Leurs parcours sont différents, mais convergent vers une même exigence : faire de la musique sincère, en dehors des cadres imposés.

Gracie et Jeanie ont toutes deux étudié la musique : Jeanie dans un lycée artistique spécialisé, mi-ballet mi-musique, puis à l’université, sans toutefois terminer son cursus. « J’ai étudié très intensément », raconte-t-elle. « Du classique, du jazz… mais j’ai fini par bifurquer. Le jazz m’a donné de très bonnes bases techniques mais ce n’était pas ma passion. »

Gracie, elle, est allée plus loin dans cette voie : « J’ai étudié le chant jazz. J’ai atteint un bon niveau, et je pensais que c’était ce que je devais faire… avant de réaliser que ce n’était pas vraiment là que je voulais être ».

Toutes deux reconnaissent que le jazz les a formées, mais sans jamais vraiment les convaincre. « C’est une musique très codifiée, qui prétend ne pas avoir de règles alors qu’elle en regorge », dit Gracie. « C’est une courbe d’apprentissage très raide. Il faut déjà être bon pour avoir le droit d’y participer. »

Jeanie précise : « Le folk m’a toujours attirée. C’est plus vulnérable. Écrire une chanson folk, c’est beaucoup plus intimidant que de chanter un standard de jazz. Parce qu’il n’y a pas de filet ».

Quant à Heide, elle vient d’un autre monde : celui des arts visuels. Elle a d’abord étudié la photographie, sans ambition musicale immédiate. « Je ne pensais pas que je ferais de la musique, jusqu’à ce que ce projet devienne sérieux », confie-t-elle. « Mais dès que ça a commencé à exister, j’ai su que c’était important ».

Ce détour artistique donne à Heide une approche différente : plus visuelle, plus intuitive peut-être. Son apport au groupe ne se mesure pas seulement en notes, mais en atmosphères. « Ielles a une manière de penser les chansons qui est très sensible aux textures et aux émotions », note Gracie. Une complémentarité essentielle dans le trio.
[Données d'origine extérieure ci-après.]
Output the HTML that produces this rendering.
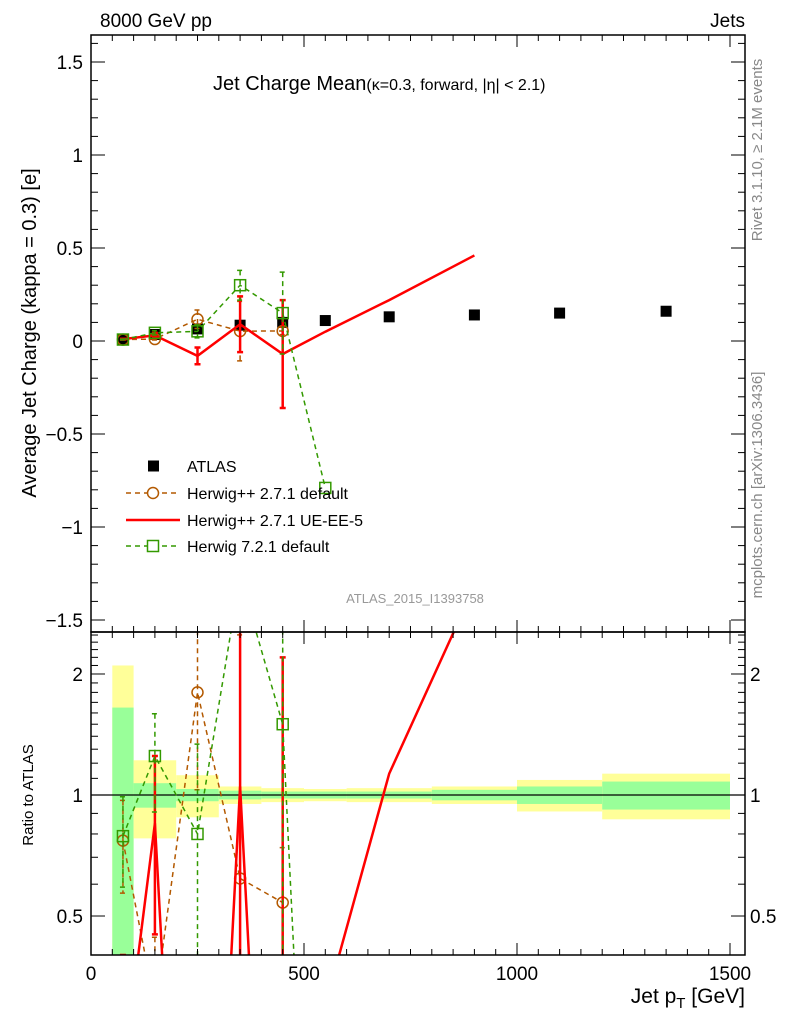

Si le jazz a été pour certaines une étape, le folk est aujourd’hui leur langage commun. Et pourtant, Gracie le rappelle : « Le jazz est censé être une musique sociale, collaborative. Il ne devrait pas être élitiste. Malheureusement, il l’est devenu dans certains cercles ».

« Mais on peut toujours attraper une guitare et écrire une chanson », conclut-elle. « C’est ce qui rend le folk plus démocratique ».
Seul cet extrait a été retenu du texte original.